WASHINGTON — The Office of Space Commerce has selected three companies to participate in a pathfinder program that could lead to the incorporation of commercial data into its space traffic coordination system.
The office announced Jan. 19 that placed orders with COMSPOC, LeoLabs and Slingshot Aerospace for data and services related to objects in low Earth orbit. The orders are part of what the office calls a Consolidated Pathfinder project to test how the office can incorporate commercial space situational awareness (SSA) data.
The Office of Space Commerce is charged with establishing a civil space traffic coordination system, which it calls the Traffic Coordination System for Space or TraCSS. It is designed to take over from the Defense Department responsibilities for tracking space objects and providing warnings of potential conjunctions to government and commercial satellite operators.
“Through this pathfinder, and others to follow, we are working diligently toward incorporating commercial capabilities into TraCSS,” Rich DalBello, director of the Office of Space Commerce, said in a statement. “The Office of Space Commerce has always championed the government’s use of commercial space capabilities, and it is a core enabler of our own SSA program.”
Two of the companies will provide both catalogs of objects they track in low Earth orbit — LeoLabs using its network of radars and Slingshot with its group of optical telescopes — as well as related services. The third company, COMSPOC, will provide orbit determination services. A fourth company, yet to be selected, will provide data integrity services.
“We will be providing them the entire catalog, plus our expertise and insight, so they can then move to incorporate commercial data into the ultimate TraCSS system,” Kate Maliga, vice president of government affairs at LeoLabs, said in an interview. The company will also provide TraCSS with the conjunction data messages, or warnings of potential close approaches, it generates from its catalog.
Mike Wasson, vice president and general manager of COMSPOC, said his company will take the catalog data from LeoLabs and Slingshot and combine it. “We will fuse those different data sources through our orbit determination processes to create an accurate state of objects in low Earth orbit,” he said. While not a part of the current project, he said COMSPOC would be able to combine that data with additional sources using different phenomenologies, like passive radar or space-based sensors.
The Office of Space Commerce said last year it planned to conduct a series of pathfinders with industry to examine how to best incorporate commercial data into TraCSS. These tests will take place in a part of TraCSS called HORIZON, which officials described last year as a “sandbox” to do testing while not affecting operational systems.
The Consolidated Pathfinder project is slated to last about six months. The Office of Space Commerce said it is planning a separate pathfinder project, called Improved Satellite Owner/Operator Ephemeris, that will incorporate satellite position data provided directly by the operators of satellites.

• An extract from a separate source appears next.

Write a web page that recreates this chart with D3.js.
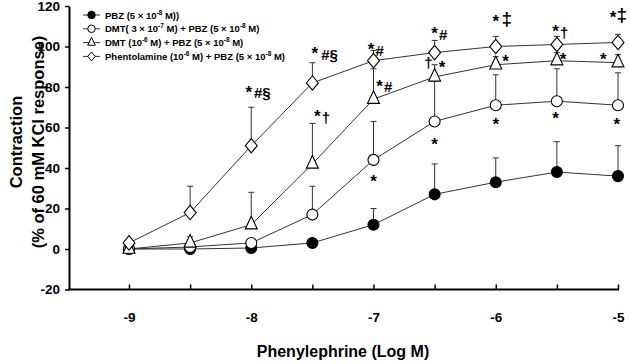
<!DOCTYPE html>
<html>
<head>
  <meta charset="utf-8">
  <title>Phenylephrine concentration-response</title>
  <script src="https://d3js.org/d3.v7.min.js"></script>
  <style>
    body { margin: 0; background: #fff; }
    text { font-family: Arial, "Liberation Sans", sans-serif; font-weight: bold; }
  </style>
</head>
<body>
  <svg id="chart"></svg>

  <script>
    // doses (log M) and tick labels
    var logDose = [-9, -8.5, -8, -7.5, -7, -6.5, -6, -5.5, -5];
    var xTicks = [-9, -8, -7, -6, -5];
    var yTicks = [-20, 0, 20, 40, 60, 80, 100, 120];

    // mean contraction (% of 60 mM KCl) and upper error bar
    var pbzMean     = [0, 0, 0.5, 3, 12, 27, 33, 38, 36];
    var pbzSem      = [0, 0, 0, 0, 8, 15, 12, 15, 15];
    var dmtLowMean  = [0, 1, 3, 17, 44, 63, 71, 73, 71];
    var dmtLowSem   = [0, 0, 0, 14, 19, 20, 15, 16, 16];
    var dmtHighMean = [0, 3, 12, 42, 74, 85, 91, 93, 92];
    var dmtHighSem  = [0, 3, 16, 20, 15, 6, 4, 4, 4];
    var phentMean   = [3, 18, 51, 82, 93, 97, 100, 101, 102];
    var phentSem    = [0, 13, 19, 10, 5, 6, 5, 4, 4];

    // significance marks: [log dose, value, glyph]
    var marks = [
      [-8.02, 81, "*"], [-7.91, 77, "#§"],
      [-7.48, 100, "*"], [-7.36, 96, "#§"],
      [-7.46, 69, "*"], [-7.39, 65, "†"],
      [-7.02, 102, "*"], [-6.95, 98, "#"],
      [-6.95, 84, "*"], [-6.88, 80, "#"],
      [-7.0, 37, "*"],
      [-6.5, 110, "*"], [-6.43, 106, "#"],
      [-6.55, 92, "†"], [-6.44, 93, "*"],
      [-6.5, 55, "*"],
      [-6.0, 116, "*"], [-5.91, 114, "‡"],
      [-5.92, 96, "*"],
      [-6.0, 65, "*"],
      [-5.51, 111, "*"], [-5.44, 107, "†"],
      [-5.45, 97, "*"],
      [-5.51, 68, "*"],
      [-5.04, 118, "*"], [-4.97, 116, "‡"],
      [-5.12, 97, "*"],
      [-5.01, 65, "*"]
    ];

    var series = [
      { name: "pbz",  mean: pbzMean,     sem: pbzSem,     shape: "circle",   fill: "#000" },
      { name: "dmtL", mean: dmtLowMean,  sem: dmtLowSem,  shape: "circle",   fill: "#fff" },
      { name: "dmtH", mean: dmtHighMean, sem: dmtHighSem, shape: "triangle", fill: "#fff" },
      { name: "phen", mean: phentMean,   sem: phentSem,   shape: "diamond",  fill: "#fff" }
    ];

    var width = 630, height = 364;
    var svg = d3.select("#chart").attr("width", width).attr("height", height);

    var x = d3.scaleLinear().domain([-9, -5]).range([129, 618]);
    var y = d3.scaleLinear().domain([-20, 120]).range([289.5, 6]);
    var axisLeftX = 69;

    // marker shapes
    function shapePath(shape, s) {
      if (shape === "circle") {
        return d3.symbol(d3.symbolCircle, Math.PI * s * s / 4)();
      }
      if (shape === "triangle") {
        var h = s * 1.05, w = s / 2;
        return "M0," + (-h * 2 / 3) + "L" + w + "," + (h / 3) + "L" + (-w) + "," + (h / 3) + "Z";
      }
      var a = s / 2, b = s * 0.6;
      return "M0," + (-b) + "L" + a + ",0L0," + b + "L" + (-a) + ",0Z";
    }

    // y axis
    var yAxis = svg.append("g")
      .attr("transform", "translate(" + axisLeftX + ",0)")
      .call(d3.axisLeft(y).tickValues(yTicks).tickSize(4).tickSizeOuter(0).tickPadding(5)
        .tickFormat(function (d) { return String(d); }));
    yAxis.select(".domain").attr("stroke-width", 2);
    yAxis.selectAll(".tick line").attr("stroke-width", 1.5);
    yAxis.selectAll(".tick text").attr("font-size", 13.5).attr("fill", "#000");

    // x axis (ticks point up)
    var xAxis = svg.append("g")
      .attr("transform", "translate(0," + y(-20) + ")")
      .call(d3.axisBottom(x).tickValues(logDose).tickSize(-5).tickSizeOuter(0).tickPadding(23)
        .tickFormat(function (d) { return xTicks.indexOf(d) >= 0 ? String(d) : ""; }));
    xAxis.select(".domain").remove();
    xAxis.selectAll(".tick line").attr("stroke-width", 1.5);
    xAxis.selectAll(".tick text").attr("font-size", 13.5).attr("fill", "#000");
    xAxis.append("line")
      .attr("x1", axisLeftX - 1).attr("x2", x(-5) + 1)
      .attr("y1", 0).attr("y2", 0)
      .attr("stroke", "#000").attr("stroke-width", 2);

    // axis titles
    svg.append("text")
      .attr("x", 343).attr("y", 357)
      .attr("text-anchor", "middle").attr("font-size", 16)
      .text("Phenylephrine (Log M)");
    svg.append("text")
      .attr("transform", "translate(22,142) rotate(-90)")
      .attr("text-anchor", "middle").attr("font-size", 16.5)
      .text("Contraction");
    svg.append("text")
      .attr("transform", "translate(44,142) rotate(-90)")
      .attr("text-anchor", "middle").attr("font-size", 16.5)
      .text("(% of  60 mM KCl response)");

    var line = d3.line()
      .x(function (d, i) { return x(logDose[i]); })
      .y(function (d) { return y(d); });

    // connecting lines
    series.forEach(function (s) {
      svg.append("path")
        .datum(s.mean)
        .attr("fill", "none")
        .attr("stroke", "#333")
        .attr("stroke-width", 1)
        .attr("d", line);
    });

    // upper error bars
    series.forEach(function (s) {
      var g = svg.append("g").attr("stroke", "#333").attr("stroke-width", 1);
      s.mean.forEach(function (m, i) {
        if (!s.sem[i]) return;
        var cx = x(logDose[i]), top = y(m + s.sem[i]);
        g.append("line").attr("x1", cx).attr("x2", cx).attr("y1", y(m)).attr("y2", top);
        g.append("line").attr("x1", cx - 3).attr("x2", cx + 3).attr("y1", top).attr("y2", top);
      });
    });

    // markers
    series.forEach(function (s) {
      var size = s.shape === "circle" ? 11 : 12;
      svg.append("g").selectAll("path")
        .data(s.mean)
        .join("path")
        .attr("transform", function (d, i) { return "translate(" + x(logDose[i]) + "," + y(d) + ")"; })
        .attr("d", shapePath(s.shape, size))
        .attr("fill", s.fill)
        .attr("stroke", "#000")
        .attr("stroke-width", 1.1);
    });

    // significance marks
    svg.append("g").selectAll("text")
      .data(marks)
      .join("text")
      .attr("x", function (d) { return x(d[0]); })
      .attr("y", function (d) { return y(d[1]); })
      .attr("text-anchor", "middle")
      .attr("dy", function (d) { return d[2] === "*" ? "0.75em" : "0.36em"; })
      .attr("font-size", function (d) { return d[2] === "*" ? 17 : d[2] === "‡" ? 19 : 15; })
      .text(function (d) { return d[2]; });

    // legend
    var legendText = [
      ["PBZ (5 × 10", "-8", " M))"],
      ["DMT( 3 × 10", "-7", " M) + PBZ (5 × 10", "-8", " M)"],
      ["DMT (10", "-6", " M) + PBZ (5 × 10", "-8", " M)"],
      ["Phentolamine (10", "-6", " M) + PBZ (5 × 10", "-8", " M)"]
    ];
    var legend = svg.append("g");
    series.forEach(function (s, k) {
      var ly = 15 + k * 13.8;
      legend.append("line")
        .attr("x1", 83).attr("x2", 100).attr("y1", ly).attr("y2", ly)
        .attr("stroke", "#333").attr("stroke-width", 1);
      legend.append("path")
        .attr("transform", "translate(91.5," + ly + ")")
        .attr("d", shapePath(s.shape, 7.5))
        .attr("fill", s.fill).attr("stroke", "#000").attr("stroke-width", 1);
      var t = legend.append("text")
        .attr("x", 105).attr("y", ly + 3.5)
        .attr("font-size", 9.5);
      legendText[k].forEach(function (part, j) {
        var sp = t.append("tspan").text(part);
        if (j % 2 === 1) sp.attr("font-size", 6.5).attr("dy", -4);
        else if (j > 0) sp.attr("dy", 4);
      });
    });
  </script>
</body>
</html>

The ultimate goal of TraCSS is to establish a system that takes in data from multiple sources, including commercial providers and the Defense Department as well as potentially other partners, to provide civil space traffic coordination services. The office has a mandate to provide a basic safety service free of charge to satellite operators, while companies are able to charge for more advanced services.
An ongoing challenge is determining what is included in a free basic service and what are more advanced services that companies can charge for. “We have been talking with them and to a lot of the stakeholders,” said Maliga, who noted that LeoLabs currently provides premium services to about 70% of LEO satellite operators.
“We’ll see when it becomes operational,” she said of the division of basic and advanced services, “but we definitely think it’s moving in the right direction.”
The Office of Space Commerce is taking an iterative approach to TraCSS, one that Sandra Magnus, chief engineer for the program, called “crawl, walk, run” in a presentation last July. An initial Phase 1.0 is set to be ready as soon as September, with updates on a quarterly basis through September 2025.
DalBello said at the AMOS Conference in Hawaii in September that his office got off to a slow start because of a lack of funding and personnel, which has improved after the office secured $70 million for fiscal year 2023, with $88 million requested for 2024. Much of that funding will go towards purchases of commercial infrastructure, data and services, he said then.
Wasson, though, said he thinks the Office of Space Commerce could move faster by making greater use of commercial capabilities. “They could turn the switch and we could be producing what they need for Space Policy Directive 3 in a matter of days,” he said. Space Policy Directive 3 instructed the Commerce Department in 2018 to establish a civil space traffic coordination system.
He said he was concerned that the momentum built up developing TraCSS could be lost if there is a change in administrations after the 2024 elections, unless there was a system already in operation before then.
“What we’re going to be doing with our commercial partners is continuing to advocate that after this pathfinder that they don’t shut things down,” he said. “They can keep this as a funded effort and we start adding on additional features to make this a viable solution in 2024.”